Tininess and right adjoints to exponentials
Enrique Ruiz Hernández, Pedro Solórzano
TL;DR
This work investigates objects T in cartesian closed categories whose exponential functor (-)^T has a right adjoint (-)_T, a notion tied to infinitesimal or atomic tininess in toposes and SDG contexts. It develops a cohesive theory around atomic objects, including their stability under retracts, a generalized singleton construction in elementary toposes, and interactions with precohesive structures. The results show strong constraints in McLarty toposes (e.g., many atomic objects are connected and contractible) and provide detailed behavior in presheaf and Grothendieck toposes, accompanied by concrete examples and counterexamples. Together, these findings clarify how tininess relates to actual contractibility and connectedness within various topos-theoretic frameworks, informing foundations for Synthetic Differential Geometry and related areas.
Abstract
Objects $T$ whose exponential functor $(-)^T$ admits a right adjoint $(-)_T$ are known under different names.

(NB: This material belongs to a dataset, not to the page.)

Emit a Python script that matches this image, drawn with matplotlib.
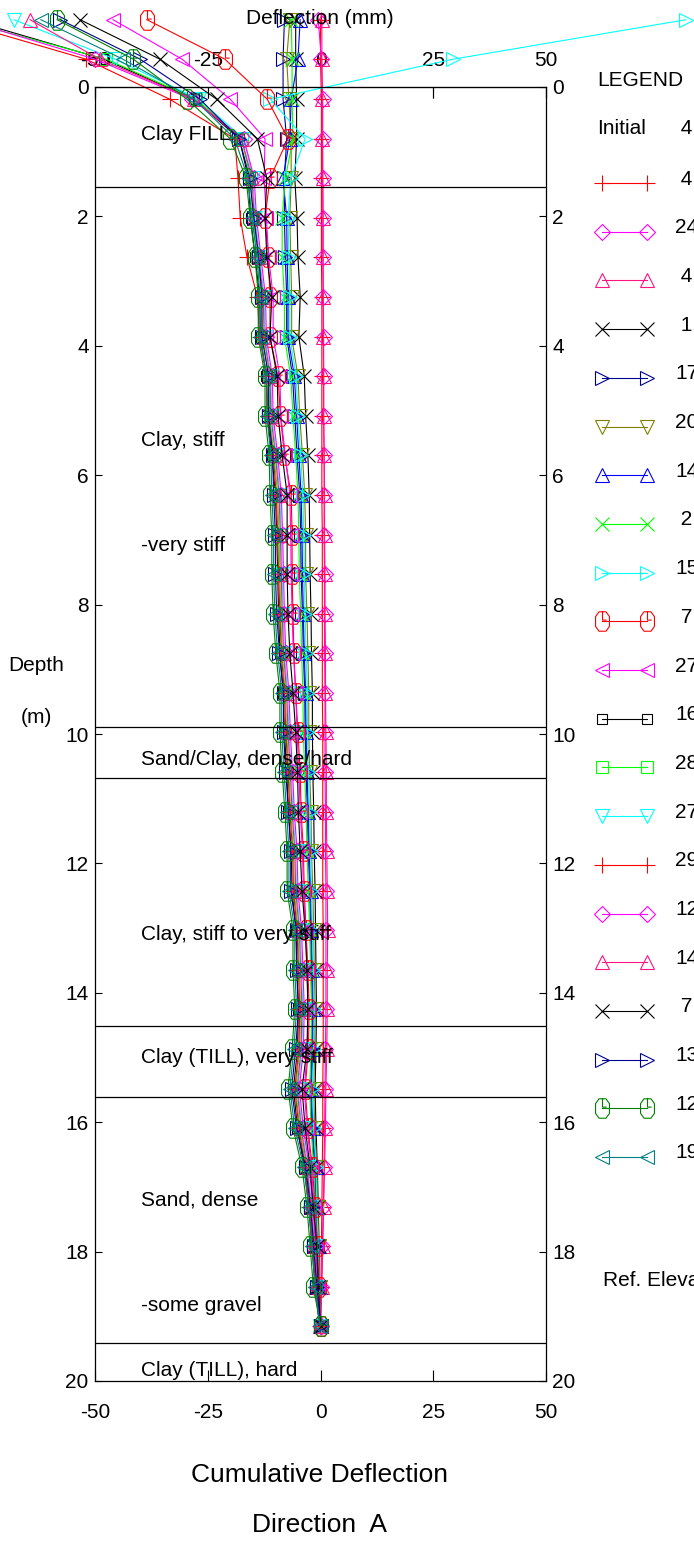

The fact that they exist, yet that the only set that satisfies this in the category of sets is the singleton made Lawvere suggest they ought to be ``amazingly tiny'' -- hence Lawvere's acronym ``A.T.O.M.'' This report explores how intuitively tiny any such object is. Evidences both in favor and to the contrary are produced by looking at their categorical behavior (subobjects, quotients, retracts, etc) when the ambient category is a topos. The topological behavior (connectedness, contractibility, connected components, etc) of both $T$ and $(-)_T$ is further analyzed in toposes that satisfy certain precohesive conditions over their decidable objects, where this tininess is tested against parts of Lawvere's foundational proposal for Synthetic Differential Geometry.